The Patapons, meanwhile, are an inspired creation. It’s constantly amazing how, with the minimum of detail and expression and only a little animation, the developers have imbued their eyeball heroes with so much personality. Plus, whoever decided to give the Patapons a weird, distinctly British dialect for their comic-book speech bubbles deserves a huge pat on the back. Whether they’re talking of spanking bottom or expressing their dismay at your poor timing, the Patapons are a hoot. Who couldn’t love them when they spend half their time at camp (which serves as a hub between levels) praising you by name and talking up your victories! Credit, too, for the sound and music. Between the beats, the Patapons’ chanting and the music that comes into play the more you prolong their fever, Patapon just sounds like an awful lot of fun.

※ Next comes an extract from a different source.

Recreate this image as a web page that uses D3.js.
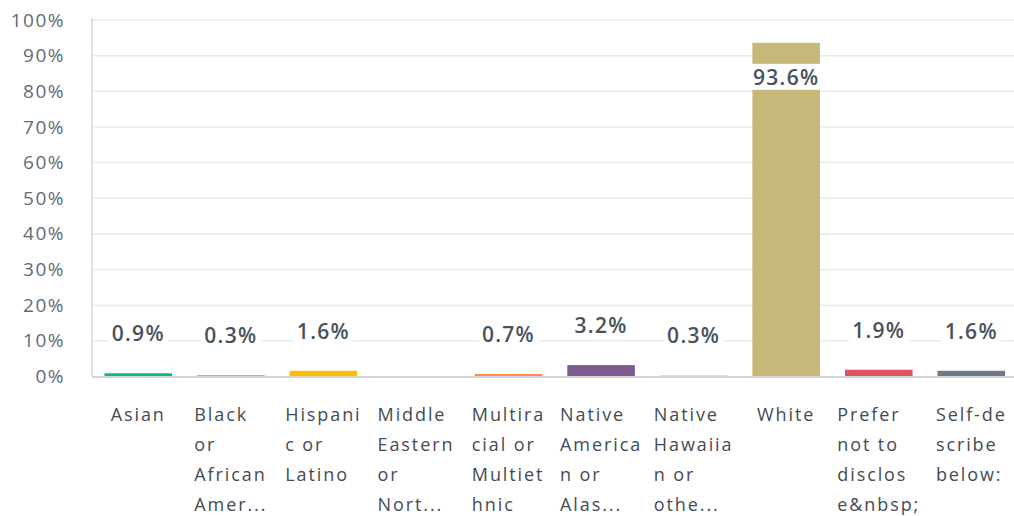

Despite its difficulty level and a few minor grumbles – does the shout that signals a fever put everyone off their timing? – Patapon is exactly what I hoped it would be. It’s the kind of game you get on the DS, but not nearly enough on the PSP; one that’s quirky, imaginative, inventive and entertaining, and a perfect fit for the strengths and limitations of the hardware. It’s arguably the closest thing the PSP has to Elite Beat Agents. You pick it up, you play it, and then you smile. Why on earth wouldn’t you want some of that? Well, there are the sleepless nights and the way the beats still occupy your brain in the morning, but if that and £20 is the price for a little bottled happiness, I strongly suggest any PSP owners pay up.
The most enjoyable and original PSP game in ages. Patapon is a little too tricky to be perfect, but also it’s deeper and more rewarding long-term than you might suspect.